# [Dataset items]
------

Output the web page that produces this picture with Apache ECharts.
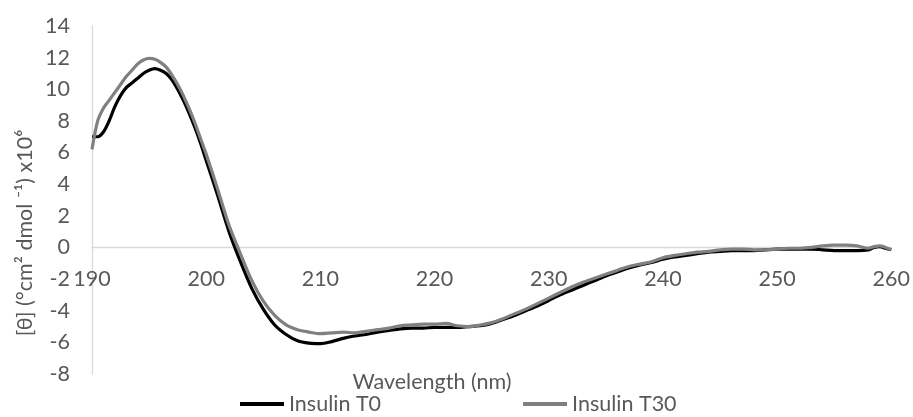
<!DOCTYPE html>
<html>
<head>
<meta charset="utf-8">
<script src="https://cdn.jsdelivr.net/npm/echarts@6/dist/echarts.min.js"></script>
<style>
html,body{margin:0;padding:0;background:#fff;}
#chart{width:913px;height:417px;}
</style>
</head>
<body>
<div id="chart"></div>
<script>
const wavelength = [190,190.5,191,191.5,192,192.5,193,193.5,194,194.5,195,195.5,196,196.5,197,197.5,198,198.5,199,199.5,200,201,202,203,204,205,206,207,208,209,210,211,212,213,214,215,216,217,218,219,220,221,222,223,224,225,226,227,228,229,230,231,232,233,234,235,236,237,238,239,240,241,242,243,244,245,246,247,248,249,250,251,252,253,254,255,256,257,258,258.5,259,259.5,260];
const insulinT0 = [7.0,7.0,7.3,8.0,8.9,9.6,10.1,10.4,10.7,11.0,11.2,11.3,11.2,11.0,10.6,10.0,9.3,8.5,7.6,6.6,5.5,3.3,1.0,-0.9,-2.6,-3.9,-4.9,-5.5,-5.9,-6.05,-6.08,-5.95,-5.75,-5.6,-5.5,-5.35,-5.25,-5.15,-5.1,-5.1,-5.05,-5.05,-5.05,-5.0,-4.95,-4.8,-4.55,-4.3,-4.0,-3.7,-3.35,-3.0,-2.7,-2.4,-2.1,-1.8,-1.55,-1.3,-1.1,-0.95,-0.75,-0.6,-0.5,-0.4,-0.3,-0.25,-0.2,-0.2,-0.2,-0.15,-0.1,-0.1,-0.1,-0.1,-0.15,-0.2,-0.2,-0.2,-0.15,0.0,0.05,-0.05,-0.15];
const insulinT30 = [6.2,8.0,8.8,9.3,9.8,10.3,10.8,11.2,11.6,11.85,11.95,11.9,11.7,11.4,10.9,10.3,9.6,8.8,7.9,6.9,5.9,3.7,1.4,-0.4,-2.1,-3.4,-4.3,-4.9,-5.2,-5.35,-5.45,-5.4,-5.35,-5.4,-5.3,-5.2,-5.1,-4.95,-4.9,-4.85,-4.85,-4.8,-4.95,-5.0,-4.9,-4.75,-4.5,-4.2,-3.9,-3.55,-3.2,-2.85,-2.5,-2.2,-1.95,-1.7,-1.45,-1.2,-1.05,-0.9,-0.65,-0.5,-0.4,-0.3,-0.25,-0.15,-0.1,-0.1,-0.15,-0.15,-0.1,-0.05,-0.05,0.0,0.1,0.15,0.15,0.1,-0.05,0.05,0.1,0.0,-0.15];
const seriesNames = ['Insulin T0','Insulin T30'];
const xTitle = 'Wavelength (nm)';
const yTitle = '[θ] (°cm² dmol ⁻¹) x10⁶';
const yMin = -8, yMax = 14, yStep = 2;
const xMin = 190, xMax = 260, xStep = 10;

const FONT = 'Lato';
const FS = 21.5;
const TXT = '#595959';
const gridTop = 26, gridBottom = 43, H = 417;
const gridH = H - gridTop - gridBottom;
const zeroOffset = -gridH * (0 - yMin) / (yMax - yMin);

const chart = echarts.init(document.getElementById('chart'), null, {renderer:'canvas'});
chart.setOption({
  animation:false,
  backgroundColor:'#fff',
  textStyle:{fontFamily:FONT},
  grid:{left:92,right:21,top:gridTop,bottom:gridBottom,containLabel:false},
  xAxis:{
    type:'value', min:xMin, max:xMax, interval:xStep, position:'bottom', offset:zeroOffset,
    axisLine:{onZero:false,lineStyle:{color:'#d9d9d9',width:1.3}},
    axisTick:{show:false},
    splitLine:{show:false},
    axisLabel:{color:TXT,fontSize:FS,fontFamily:FONT,margin:21}
  },
  yAxis:{
    type:'value', min:yMin, max:yMax, interval:yStep,
    axisLine:{show:true,onZero:false,lineStyle:{color:'#d9d9d9',width:1.3}},
    axisTick:{show:false},
    splitLine:{show:false},
    axisLabel:{color:TXT,fontSize:FS,fontFamily:FONT,margin:22}
  },
  legend:{
    left:240, top:393, padding:0,
    icon:'rect',
    itemWidth:44, itemHeight:4, itemGap:142,
    textStyle:{color:TXT,fontSize:FS,fontFamily:FONT},
    data:seriesNames
  },
  graphic:[
    {type:'text', position:[432,382], style:{text:xTitle, fill:TXT, font:FS+'px '+FONT, textAlign:'center', textVerticalAlign:'middle'}},
    {type:'text', rotation:Math.PI/2, position:[25,233], style:{text:yTitle, fill:TXT, font:FS+'px '+FONT, textAlign:'center', textVerticalAlign:'middle'}}
  ],
  series:[
    {name:seriesNames[0], type:'line', symbol:'none', smooth:0.3, z:2,
     lineStyle:{color:'#000000',width:3.2}, itemStyle:{color:'#000000'},
     data:wavelength.map((w,i)=>[w,insulinT0[i]])},
    {name:seriesNames[1], type:'line', symbol:'none', smooth:0.3, z:3,
     lineStyle:{color:'#808080',width:3.2}, itemStyle:{color:'#808080'},
     data:wavelength.map((w,i)=>[w,insulinT30[i]])}
  ]
});
</script>
</body>
</html>
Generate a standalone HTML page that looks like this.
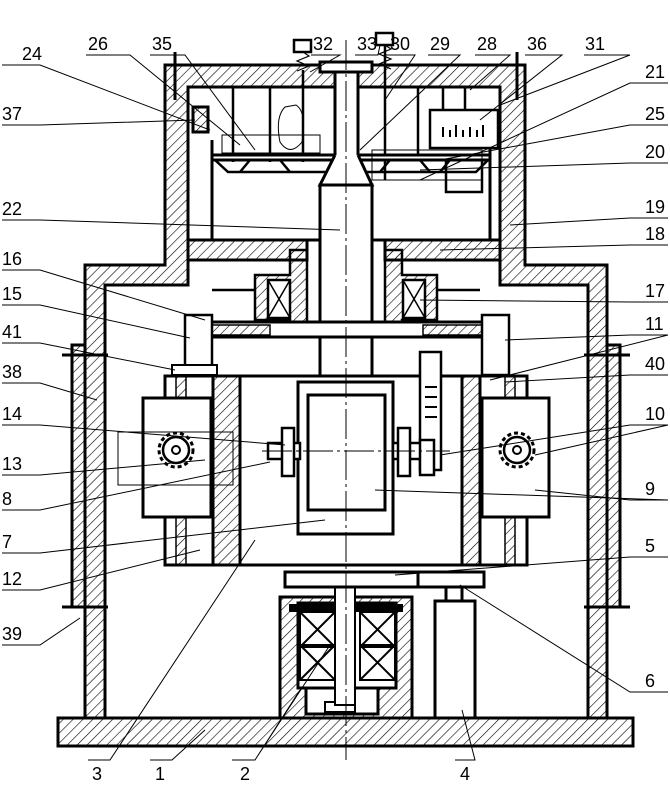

------

# [Aim of the exercise]
Pick each line holding the word "page" out of the data and copy it.

# [Expected answer]
Output the web page that produces this picture with Apache ECharts.
Generate a standalone HTML page that looks like this.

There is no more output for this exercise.